Despite the auto insurance systems in both British Columbia and Alberta being “substantially the same,” drivers in BC still pay more for coverage, a new report has found.
The report, prepared by accounting firm MNP, found that the auto insurance systems in both provinces have the following similarities:
- Tort-based systems with the ability to sue for pain and suffering.
- A similar limit on pain and suffering awards for minor injury claimants.
- Similar mandatory coverages.
- Similar average payouts for injury claims: $50,658 in BC and $46,082 in Alberta.
Yet despite the similarities, MNP found that BC drivers pay up to 42% more for their auto insurance than Alberta drivers do for similar coverage. The report noted that the key difference between the two provinces is that the Insurance Corporation of British Columbia (ICBC) has a monopoly on mandatory auto insurance in BC, while Alberta drivers are free to select coverage from private insurers.

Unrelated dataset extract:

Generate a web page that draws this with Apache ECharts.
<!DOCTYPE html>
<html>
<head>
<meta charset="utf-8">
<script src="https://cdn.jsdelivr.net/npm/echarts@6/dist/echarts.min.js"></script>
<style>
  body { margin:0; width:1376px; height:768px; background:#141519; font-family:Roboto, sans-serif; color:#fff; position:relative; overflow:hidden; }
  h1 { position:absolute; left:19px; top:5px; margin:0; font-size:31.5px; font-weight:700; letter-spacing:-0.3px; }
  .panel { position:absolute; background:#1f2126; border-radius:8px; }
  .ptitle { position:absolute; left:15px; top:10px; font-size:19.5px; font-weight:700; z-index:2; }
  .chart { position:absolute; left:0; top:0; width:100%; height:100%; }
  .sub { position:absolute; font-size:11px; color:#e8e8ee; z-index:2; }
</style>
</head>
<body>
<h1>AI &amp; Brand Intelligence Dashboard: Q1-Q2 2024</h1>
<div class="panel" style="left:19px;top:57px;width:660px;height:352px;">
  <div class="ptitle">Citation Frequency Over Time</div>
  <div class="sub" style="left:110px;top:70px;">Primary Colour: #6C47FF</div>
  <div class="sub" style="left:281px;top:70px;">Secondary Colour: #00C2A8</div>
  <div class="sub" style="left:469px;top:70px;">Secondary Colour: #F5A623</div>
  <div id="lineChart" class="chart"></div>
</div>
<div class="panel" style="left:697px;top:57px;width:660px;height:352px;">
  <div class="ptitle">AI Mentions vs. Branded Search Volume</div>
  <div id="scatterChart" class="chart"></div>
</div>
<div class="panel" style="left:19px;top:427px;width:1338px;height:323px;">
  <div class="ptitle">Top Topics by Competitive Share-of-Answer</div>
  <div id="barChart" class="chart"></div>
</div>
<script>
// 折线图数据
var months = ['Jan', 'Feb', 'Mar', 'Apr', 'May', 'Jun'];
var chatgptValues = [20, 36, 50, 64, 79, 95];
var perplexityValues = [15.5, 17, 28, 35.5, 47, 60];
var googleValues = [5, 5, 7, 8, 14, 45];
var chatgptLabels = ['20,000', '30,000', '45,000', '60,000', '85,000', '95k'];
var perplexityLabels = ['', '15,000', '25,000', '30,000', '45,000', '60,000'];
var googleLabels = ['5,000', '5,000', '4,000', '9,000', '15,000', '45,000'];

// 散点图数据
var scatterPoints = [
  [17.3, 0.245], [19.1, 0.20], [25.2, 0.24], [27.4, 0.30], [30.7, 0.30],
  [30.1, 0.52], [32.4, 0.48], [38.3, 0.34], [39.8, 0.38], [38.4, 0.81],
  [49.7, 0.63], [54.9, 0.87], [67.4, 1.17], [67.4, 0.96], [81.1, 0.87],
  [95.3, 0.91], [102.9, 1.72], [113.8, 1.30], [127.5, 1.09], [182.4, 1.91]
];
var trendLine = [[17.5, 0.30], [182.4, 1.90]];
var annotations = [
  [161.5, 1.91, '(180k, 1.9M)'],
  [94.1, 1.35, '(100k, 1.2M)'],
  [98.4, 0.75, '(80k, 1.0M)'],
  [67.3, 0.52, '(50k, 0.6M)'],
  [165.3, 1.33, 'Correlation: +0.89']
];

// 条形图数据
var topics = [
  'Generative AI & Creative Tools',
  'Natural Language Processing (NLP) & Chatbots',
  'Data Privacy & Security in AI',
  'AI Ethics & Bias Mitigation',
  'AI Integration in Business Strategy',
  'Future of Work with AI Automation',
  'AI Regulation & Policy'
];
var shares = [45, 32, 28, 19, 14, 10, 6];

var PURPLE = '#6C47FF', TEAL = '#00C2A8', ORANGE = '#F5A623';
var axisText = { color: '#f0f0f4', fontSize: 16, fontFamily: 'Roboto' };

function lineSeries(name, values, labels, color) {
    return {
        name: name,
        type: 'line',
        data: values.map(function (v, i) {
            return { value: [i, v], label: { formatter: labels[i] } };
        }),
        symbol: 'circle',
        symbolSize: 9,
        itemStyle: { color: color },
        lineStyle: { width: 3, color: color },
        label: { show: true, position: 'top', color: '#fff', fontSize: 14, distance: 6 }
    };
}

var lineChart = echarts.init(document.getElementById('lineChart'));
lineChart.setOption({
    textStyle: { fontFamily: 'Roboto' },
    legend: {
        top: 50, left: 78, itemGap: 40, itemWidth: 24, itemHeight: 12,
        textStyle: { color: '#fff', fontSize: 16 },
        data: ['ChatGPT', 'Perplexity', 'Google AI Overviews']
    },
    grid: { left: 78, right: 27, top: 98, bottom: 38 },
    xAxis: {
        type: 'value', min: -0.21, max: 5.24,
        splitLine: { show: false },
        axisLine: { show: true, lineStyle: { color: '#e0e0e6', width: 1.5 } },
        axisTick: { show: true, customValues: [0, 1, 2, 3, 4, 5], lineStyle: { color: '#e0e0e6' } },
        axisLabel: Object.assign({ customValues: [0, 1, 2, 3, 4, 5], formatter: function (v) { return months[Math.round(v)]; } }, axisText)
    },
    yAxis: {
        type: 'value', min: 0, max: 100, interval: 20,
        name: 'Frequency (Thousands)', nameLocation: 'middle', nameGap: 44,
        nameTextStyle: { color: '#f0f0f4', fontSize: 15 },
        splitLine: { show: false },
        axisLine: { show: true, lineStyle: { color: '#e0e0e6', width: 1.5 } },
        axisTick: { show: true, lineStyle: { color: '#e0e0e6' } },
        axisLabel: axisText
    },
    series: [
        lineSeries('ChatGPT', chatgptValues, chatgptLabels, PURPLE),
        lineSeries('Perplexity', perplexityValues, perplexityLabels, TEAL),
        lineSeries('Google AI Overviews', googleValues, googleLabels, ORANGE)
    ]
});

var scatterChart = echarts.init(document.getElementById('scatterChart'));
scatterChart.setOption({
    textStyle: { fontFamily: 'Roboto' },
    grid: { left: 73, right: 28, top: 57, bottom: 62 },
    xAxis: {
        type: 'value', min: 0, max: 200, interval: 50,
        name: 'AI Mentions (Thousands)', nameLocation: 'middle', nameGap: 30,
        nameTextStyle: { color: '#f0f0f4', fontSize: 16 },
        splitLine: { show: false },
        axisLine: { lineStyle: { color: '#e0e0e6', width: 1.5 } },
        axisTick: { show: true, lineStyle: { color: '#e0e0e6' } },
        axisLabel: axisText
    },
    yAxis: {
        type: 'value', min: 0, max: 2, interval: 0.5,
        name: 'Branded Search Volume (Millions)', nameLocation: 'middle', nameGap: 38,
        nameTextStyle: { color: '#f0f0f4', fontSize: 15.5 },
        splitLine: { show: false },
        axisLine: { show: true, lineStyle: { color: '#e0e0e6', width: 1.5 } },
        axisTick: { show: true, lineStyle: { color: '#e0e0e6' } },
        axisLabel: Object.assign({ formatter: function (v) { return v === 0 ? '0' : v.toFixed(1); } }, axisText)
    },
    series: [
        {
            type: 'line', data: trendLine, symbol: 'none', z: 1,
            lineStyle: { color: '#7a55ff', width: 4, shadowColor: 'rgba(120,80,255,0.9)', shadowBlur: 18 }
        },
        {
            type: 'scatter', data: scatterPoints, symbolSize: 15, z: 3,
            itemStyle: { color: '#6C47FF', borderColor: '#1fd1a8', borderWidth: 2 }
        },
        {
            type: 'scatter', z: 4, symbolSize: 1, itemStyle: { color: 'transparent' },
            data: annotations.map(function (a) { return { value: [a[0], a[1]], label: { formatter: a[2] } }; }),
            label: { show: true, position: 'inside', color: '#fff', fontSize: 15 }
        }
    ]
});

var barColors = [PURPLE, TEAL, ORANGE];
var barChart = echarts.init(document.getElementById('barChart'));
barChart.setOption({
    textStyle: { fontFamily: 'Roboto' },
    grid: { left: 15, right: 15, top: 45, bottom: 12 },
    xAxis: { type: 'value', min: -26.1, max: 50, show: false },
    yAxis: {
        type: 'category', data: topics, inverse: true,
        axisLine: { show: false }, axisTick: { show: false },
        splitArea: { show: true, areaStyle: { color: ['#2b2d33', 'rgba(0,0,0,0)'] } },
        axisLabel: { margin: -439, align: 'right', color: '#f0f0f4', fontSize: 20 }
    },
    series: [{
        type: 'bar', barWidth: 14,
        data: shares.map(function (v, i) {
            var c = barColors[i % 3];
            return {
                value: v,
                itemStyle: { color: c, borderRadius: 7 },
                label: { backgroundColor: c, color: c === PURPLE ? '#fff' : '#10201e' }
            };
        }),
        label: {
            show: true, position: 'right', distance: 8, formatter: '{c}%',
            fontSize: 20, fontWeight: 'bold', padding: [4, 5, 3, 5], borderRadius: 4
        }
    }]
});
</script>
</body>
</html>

“The auto insurance systems in BC and Alberta are substantially similar, with a key difference being who sells auto insurance in each province. That difference has contributed to drivers in BC paying more than their neighbours in Alberta for similar coverage,” commented Susan Mowbray, a senior economist with MNP.

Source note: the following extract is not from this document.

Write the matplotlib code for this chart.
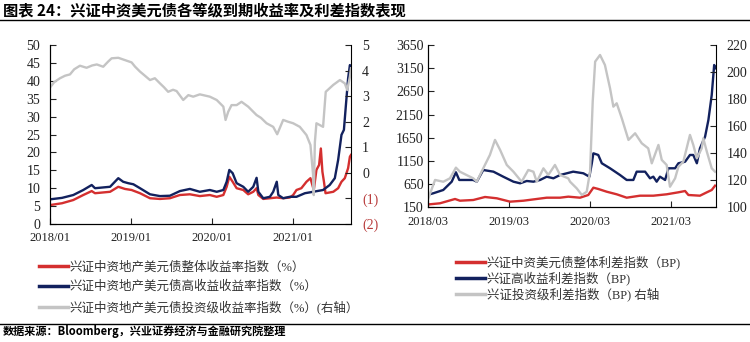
import pandas as pd
import matplotlib
matplotlib.use('Agg')
import matplotlib.pyplot as plt
import matplotlib.dates as mdates
from matplotlib.lines import Line2D

plt.rcParams['font.family'] = ['Liberation Serif', 'Noto Sans CJK SC']

RED = '#d42f2f'
NAVY = '#12215e'
GRAY = '#c4c4c4'
LW = 1.7

# === left chart: yields (%) ===
all_yield_dates = ['2018-01-02', '2018-02-24', '2018-04-16', '2018-05-31', '2018-07-08', '2018-07-23',
                   '2018-09-29', '2018-11-05', '2018-12-05', '2019-01-04', '2019-02-11', '2019-03-28',
                   '2019-05-12', '2019-06-26', '2019-08-10', '2019-09-24', '2019-11-08', '2019-12-23',
                   '2020-01-23', '2020-02-22', '2020-03-08', '2020-03-20', '2020-04-04', '2020-04-22',
                   '2020-05-22', '2020-06-13', '2020-07-06', '2020-07-21', '2020-07-29', '2020-08-20',
                   '2020-09-19', '2020-10-20', '2020-11-18', '2020-12-18', '2021-01-02', '2021-01-17',
                   '2021-02-08', '2021-03-03', '2021-03-21', '2021-04-05', '2021-04-17', '2021-04-29',
                   '2021-05-07', '2021-05-14', '2021-05-21', '2021-05-28', '2021-07-02', '2021-07-24',
                   '2021-08-08', '2021-08-23', '2021-09-07', '2021-09-15', '2021-09-20']
all_yield = [5.3, 5.8, 6.7, 8.1, 9.2, 8.6,
             9.0, 10.4, 9.8, 9.5, 8.6, 7.2,
             7.0, 7.2, 8.1, 8.3, 7.8, 8.1,
             7.6, 8.1, 10.4, 13.2, 11.8, 10.0,
             9.5, 8.3, 9.0, 10.0, 8.1, 7.0,
             7.2, 7.4, 7.2, 7.4, 8.1, 9.5,
             10.0, 11.8, 12.8, 9.5, 15.1, 16.5,
             21.1, 14.6, 11.8, 8.6, 9.0, 10.0,
             11.8, 12.8, 15.6, 18.8, 19.3]

hy_yield_dates = ['2018-01-02', '2018-02-24', '2018-04-16', '2018-05-31', '2018-07-08', '2018-07-23',
                  '2018-09-29', '2018-11-05', '2018-11-27', '2018-12-20', '2019-01-12', '2019-02-11',
                  '2019-03-28', '2019-05-12', '2019-06-26', '2019-08-10', '2019-09-24', '2019-11-08',
                  '2019-12-23', '2020-01-23', '2020-02-22', '2020-03-08', '2020-03-20', '2020-04-04',
                  '2020-04-22', '2020-05-22', '2020-06-13', '2020-07-06', '2020-07-21', '2020-07-29',
                  '2020-08-20', '2020-09-19', '2020-10-04', '2020-10-20', '2020-10-27', '2020-11-18',
                  '2020-12-18', '2021-01-17', '2021-02-24', '2021-04-02', '2021-05-17', '2021-06-16',
                  '2021-07-09', '2021-07-24', '2021-08-08', '2021-08-19', '2021-08-28', '2021-09-07',
                  '2021-09-15', '2021-09-20']
hy_yield = [6.9, 7.3, 8.1, 9.5, 10.9, 10.0,
            10.4, 12.8, 11.8, 11.4, 11.1, 10.0,
            8.3, 7.8, 7.9, 9.2, 9.8, 9.0,
            9.5, 9.0, 9.5, 11.8, 15.1, 14.2,
            11.4, 10.4, 9.0, 10.4, 12.9, 9.0,
            7.2, 7.6, 9.0, 11.8, 8.1, 7.2,
            7.6, 7.6, 8.6, 9.0, 9.5, 10.9,
            12.8, 17.9, 24.9, 26.3, 33.2, 40.7,
            44.4, 43.9]

ig_yield_dates = ['2018-01-02', '2018-01-20', '2018-02-15', '2018-03-10', '2018-04-01', '2018-04-20',
                  '2018-05-16', '2018-06-15', '2018-07-10', '2018-07-31', '2018-08-29', '2018-09-20',
                  '2018-10-06', '2018-11-05', '2018-12-05', '2019-01-04', '2019-01-20', '2019-02-11',
                  '2019-03-05', '2019-03-28', '2019-04-19', '2019-05-12', '2019-05-30', '2019-06-18',
                  '2019-07-10', '2019-07-26', '2019-08-25', '2019-09-17', '2019-10-09', '2019-11-08',
                  '2019-12-23', '2020-01-23', '2020-02-22', '2020-03-03', '2020-03-15', '2020-03-30',
                  '2020-04-22', '2020-05-14', '2020-06-13', '2020-07-21', '2020-08-10', '2020-09-04',
                  '2020-10-04', '2020-10-22', '2020-11-18', '2020-12-10', '2021-01-02', '2021-02-01',
                  '2021-03-03', '2021-03-21', '2021-04-02', '2021-04-05', '2021-04-10', '2021-04-17',
                  '2021-05-17', '2021-05-29', '2021-07-02', '2021-08-01', '2021-08-23', '2021-09-03',
                  '2021-09-15', '2021-09-20']
ig_yield = [3.35, 3.55, 3.70, 3.80, 3.85, 4.05,
            4.19, 4.11, 4.20, 4.24, 4.15, 4.35,
            4.48, 4.50, 4.41, 4.32, 4.15, 3.96,
            3.80, 3.63, 3.70, 3.50, 3.35, 3.17,
            3.25, 3.20, 2.85, 3.04, 2.98, 3.07,
            2.98, 2.85, 2.59, 2.07, 2.39, 2.65,
            2.65, 2.78, 2.59, 2.26, 2.15, 1.94,
            1.80, 1.51, 2.07, 2.00, 1.94, 1.80,
            1.48, 1.09, -0.08, -0.87, 1.20, 1.94,
            1.80, 3.17, 3.44, 3.63, 3.50, 3.24,
            3.76, 4.09]

# === right chart: spreads (BP) ===
all_spread_dates = ['2018-03-01', '2018-04-25', '2018-07-02', '2018-07-24', '2018-09-22', '2018-11-14',
                    '2019-01-06', '2019-03-07', '2019-05-06', '2019-07-05', '2019-08-19', '2019-10-18',
                    '2019-11-24', '2020-01-16', '2020-02-22', '2020-03-16', '2020-04-07', '2020-05-15',
                    '2020-06-29', '2020-08-13', '2020-10-12', '2020-12-11', '2021-02-09', '2021-04-03',
                    '2021-05-03', '2021-05-18', '2021-07-09', '2021-08-09', '2021-08-31', '2021-09-15']
all_spread = [210, 236, 329, 292, 307, 372,
              344, 271, 292, 329, 357, 357,
              379, 357, 415, 573, 545, 486,
              430, 357, 400, 400, 430, 473,
              501, 415, 400, 473, 523, 616]

hy_spread_dates = ['2018-03-01', '2018-03-26', '2018-05-10', '2018-06-17', '2018-07-06', '2018-07-21',
                   '2018-09-22', '2018-10-08', '2018-11-06', '2018-12-22', '2019-02-04', '2019-03-22',
                   '2019-04-21', '2019-05-21', '2019-06-20', '2019-07-20', '2019-08-19', '2019-09-18',
                   '2019-10-18', '2019-12-16', '2020-01-31', '2020-02-27', '2020-03-09', '2020-03-16',
                   '2020-04-07', '2020-04-23', '2020-05-30', '2020-07-14', '2020-08-13', '2020-09-12',
                   '2020-09-27', '2020-11-04', '2020-11-26', '2020-12-11', '2020-12-26', '2021-01-10',
                   '2021-02-02', '2021-02-17', '2021-03-19', '2021-04-03', '2021-05-03', '2021-05-25',
                   '2021-06-09', '2021-06-25', '2021-07-09', '2021-08-01', '2021-08-16', '2021-08-31',
                   '2021-09-11', '2021-09-17']
hy_spread = [420, 452, 523, 702, 905, 739,
             739, 702, 954, 918, 810, 702,
             667, 717, 702, 739, 810, 775,
             846, 918, 883, 810, 1099, 1314,
             1278, 1099, 991, 846, 739, 739,
             918, 918, 775, 810, 702, 810,
             739, 991, 991, 1099, 1133, 1278,
             1278, 1099, 1422, 1672, 2032, 2571,
             3218, 3147]

ig_spread_dates = ['2018-03-01', '2018-04-03', '2018-05-10', '2018-06-09', '2018-07-06', '2018-07-24',
                   '2018-09-22', '2018-10-08', '2018-11-06', '2018-12-06', '2018-12-29', '2019-01-21',
                   '2019-02-20', '2019-03-22', '2019-04-28', '2019-05-28', '2019-06-20', '2019-07-05',
                   '2019-08-04', '2019-08-26', '2019-09-25', '2019-10-18', '2019-11-24', '2019-12-02',
                   '2020-01-01', '2020-01-24', '2020-02-15', '2020-03-01', '2020-03-13', '2020-03-24',
                   '2020-04-15', '2020-05-07', '2020-05-30', '2020-06-14', '2020-06-29', '2020-07-22',
                   '2020-08-21', '2020-09-20', '2020-10-20', '2020-11-18', '2020-12-04', '2021-01-03',
                   '2021-01-18', '2021-02-09', '2021-02-24', '2021-03-19', '2021-04-03', '2021-04-25',
                   '2021-05-25', '2021-06-09', '2021-06-25', '2021-07-17', '2021-07-24', '2021-08-09',
                   '2021-08-31', '2021-09-15']
ig_spread = [105.4, 120.2, 118.9, 121.4, 129.3, 126.3,
             121.4, 118.9, 128.8, 138.7, 149.8, 142.4,
             131.3, 126.3, 118.9, 127.6, 126.3, 118.9,
             128.8, 123.9, 131.3, 123.9, 121.4, 118.9,
             114.0, 109.1, 111.5, 126.3, 178.1, 207.7,
             212.6, 205.2, 188.0, 174.4, 176.9, 165.8,
             149.8, 154.7, 147.3, 143.6, 132.5, 146.1,
             135.0, 131.3, 115.2, 121.4, 130.0, 133.7,
             153.5, 146.1, 136.2, 143.6, 151.0, 141.1,
             128.8, 126.3]

left_labels = ['兴证中资地产美元债整体收益率指数（%）',
               '兴证中资地产美元债高收益收益率指数（%）',
               '兴证中资地产美元债投资级收益率指数（%）(右轴）']
right_labels = ['兴证中资美元债整体利差指数（BP)',
                '兴证高收益利差指数（BP)',
                '兴证投资级利差指数（BP) 右轴']

fig = plt.figure(figsize=(7.5, 3.42), dpi=100)


def style(ax, ax2, xticks, xlim):
    for a in (ax, ax2):
        a.spines['top'].set_visible(False)
        a.tick_params(direction='in', length=4, width=0.8, colors='#222222')
    ax.spines['right'].set_visible(False)
    ax.set_xticks(pd.to_datetime(xticks))
    ax.xaxis.set_major_formatter(mdates.DateFormatter('%Y/%m'))
    ax.set_xlim(pd.to_datetime(xlim[0]), pd.to_datetime(xlim[1]))
    ax.tick_params(axis='x', labelsize=9, pad=6)


# === left ===
axL = fig.add_axes([0.0667, 0.345, 0.4013, 0.5234])
axL2 = axL.twinx()
axL.plot(pd.to_datetime(all_yield_dates), all_yield, color=RED, lw=LW)
axL.plot(pd.to_datetime(hy_yield_dates), hy_yield, color=NAVY, lw=LW)
axL2.plot(pd.to_datetime(ig_yield_dates), ig_yield, color=GRAY, lw=LW)
axL.set_ylim(0, 50)
axL.set_yticks(range(0, 51, 5))
axL2.set_ylim(-2, 5)
r_ticks = list(range(-2, 6))
axL2.set_yticks(r_ticks, labels=[f'({-t})' if t < 0 else str(t) for t in r_ticks])
style(axL, axL2, ['2018-01-01', '2019-01-01', '2020-01-01', '2021-01-01'], ['2018-01-01', '2021-09-20'])
axL.tick_params(axis='y', labelsize=10, pad=7)
axL2.tick_params(axis='y', labelsize=10, pad=8)
for lab in axL2.get_yticklabels():
    if lab.get_text().startswith('('):
        lab.set_color('#b83a3a')

# === right ===
axR = fig.add_axes([0.5703, 0.3939, 0.384, 0.4746])
axR2 = axR.twinx()
axR.plot(pd.to_datetime(all_spread_dates), all_spread, color=RED, lw=LW)
axR.plot(pd.to_datetime(hy_spread_dates), hy_spread, color=NAVY, lw=LW)
axR2.plot(pd.to_datetime(ig_spread_dates), ig_spread, color=GRAY, lw=LW)
axR.set_ylim(150, 3650)
axR.set_yticks(range(150, 3651, 500))
axR2.set_ylim(100, 220)
axR2.set_yticks(range(100, 221, 20))
style(axR, axR2, ['2018-03-01', '2019-03-01', '2020-03-01', '2021-03-01'], ['2018-03-01', '2021-09-18'])
axR.tick_params(axis='y', labelsize=10, pad=3)
axR2.tick_params(axis='y', labelsize=10, pad=8)

# === legends ===
cols = [RED, NAVY, GRAY]
hL = [Line2D([], [], color=c, lw=2.5) for c in cols]
fig.legend(hL, left_labels, loc='upper left', bbox_to_anchor=(0.052, 0.237), frameon=False,
           fontsize=9, handlelength=2.3, handletextpad=0.15, labelspacing=0.6,
           borderpad=0, borderaxespad=0, labelcolor='#333333')
fig.legend(hL, right_labels, loc='upper left', bbox_to_anchor=(0.608, 0.254), frameon=False,
           fontsize=9, handlelength=2.3, handletextpad=0.15, labelspacing=0.2,
           borderpad=0, borderaxespad=0, labelcolor='#333333')

# === title, source, separator lines ===
fig.text(0.004, 1 - 10 / 342, '图表 24：兴证中资美元债各等级到期收益率及利差指数表现',
         family=['Noto Sans CJK SC'], fontsize=11, fontweight='bold', va='center')
fig.add_artist(Line2D([0, 1], [1 - 20 / 342] * 2, color='black', lw=1, transform=fig.transFigure))
fig.add_artist(Line2D([0, 1], [1 - 324 / 342] * 2, color='black', lw=1, transform=fig.transFigure))
fig.text(0.004, 1 - 332 / 342, '数据来源：Bloomberg，兴业证券经济与金融研究院整理',
         family=['Noto Sans CJK SC'], fontsize=8, fontweight='bold', va='center')

fig.savefig('out.png', dpi=100)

MNP’s report also found that inexperienced drivers in BC are paying more for coverage than equally new drivers in Alberta. A BC driver with two years of experience would pay ICBC $4,319 to insure their 2008 Honda Civic, which they take to go 15km to and from school – this is $828 more than what an Alberta driver with the same level of driving experience, vehicle and route would pay.
“This study gives an apples-to-apples comparison of the price drivers are paying for similar auto insurance coverage in BC and Alberta, and clearly demonstrates the price impact of ICBC’s monopoly,” said Insurance Bureau of Canada (IBC) Pacific vice-president Aaron Sutherland.
In his statement, Sutherland also challenged ICBC to make good on its claims that it offers the best possible rates.
“ICBC has suggested that no private insurer could come into BC and offer the rates they offer in Alberta. If ICBC is so sure of that statement, it’s time they opened themselves up to competition to prove it,” he said.